Imposter syndrome means that YOU think you’re not good enough and that you will be exposed. It’s not about what others think. So the remedy is to strengthen the self-worth, and to get a lot of experience that proves how good you are. The remedy is to understand that this is mind-chatter and not true. That it’s a story you’re telling yourself. And to heal all those subconscious fears about being exposed.
What usually adds to the story, is that we often grow up in families who enforce these beliefs by putting pressure on us and teaching us that we’re never good enough. I always had top grades, but it still wasn’t enough – my dad wasn’t happy that I had made one mistake on the math test. Crazy huh?

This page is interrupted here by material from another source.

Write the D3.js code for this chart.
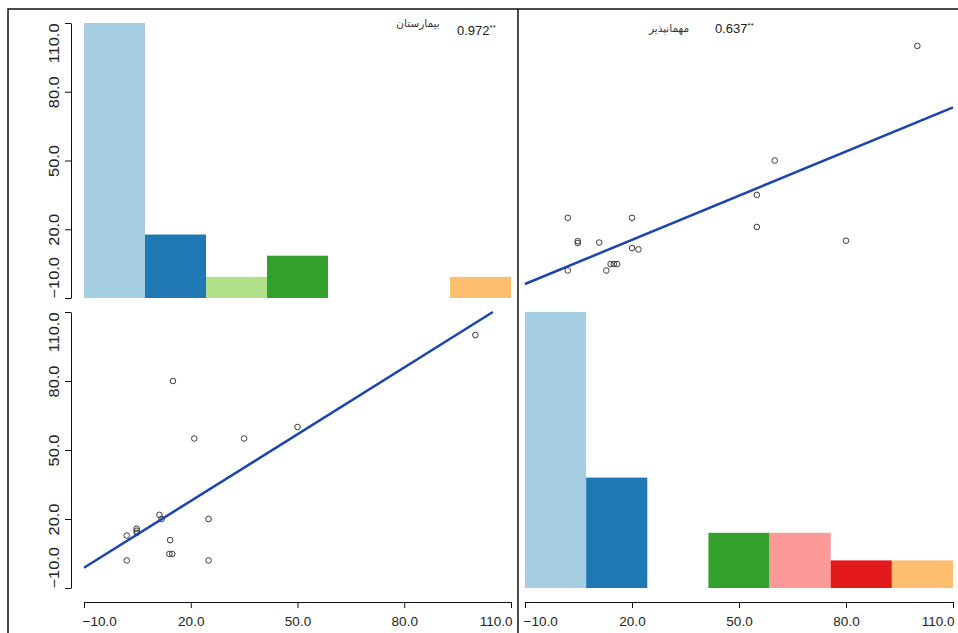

But this is the reality for sooo many women I meet. We need to take our power back and look at the brilliance of the things we do. And last, but not least, we need to stop over-identifying with what we do, and instead learn to love ourselves for who we are.
Meditation is important for that to happen, to turn off the mind-chatter for at least a few minutes every day. Grounding yourself by taking a walk, doing some gardening or dancing in the living room to get down into your body, will take you out of your head and down into your body.
Because part of the problem is that we end up too much in our heads because it hasn’t been safe to be in our bodies when we grew up, so we become very intellectual to stay safe. Sometimes that can also be connected to being decapitated in a past life – that creates a disconnect between head and body, quite literally, which we carry with us into our next life until we release the trauma.
The sad thing is, that people who suffer from imposter syndrome are usually extremely good at what they do, because they constantly try to better themselves…
Talk to yourself in the mirror every day and say “I love you. You are more than good enough. You are my hero.”.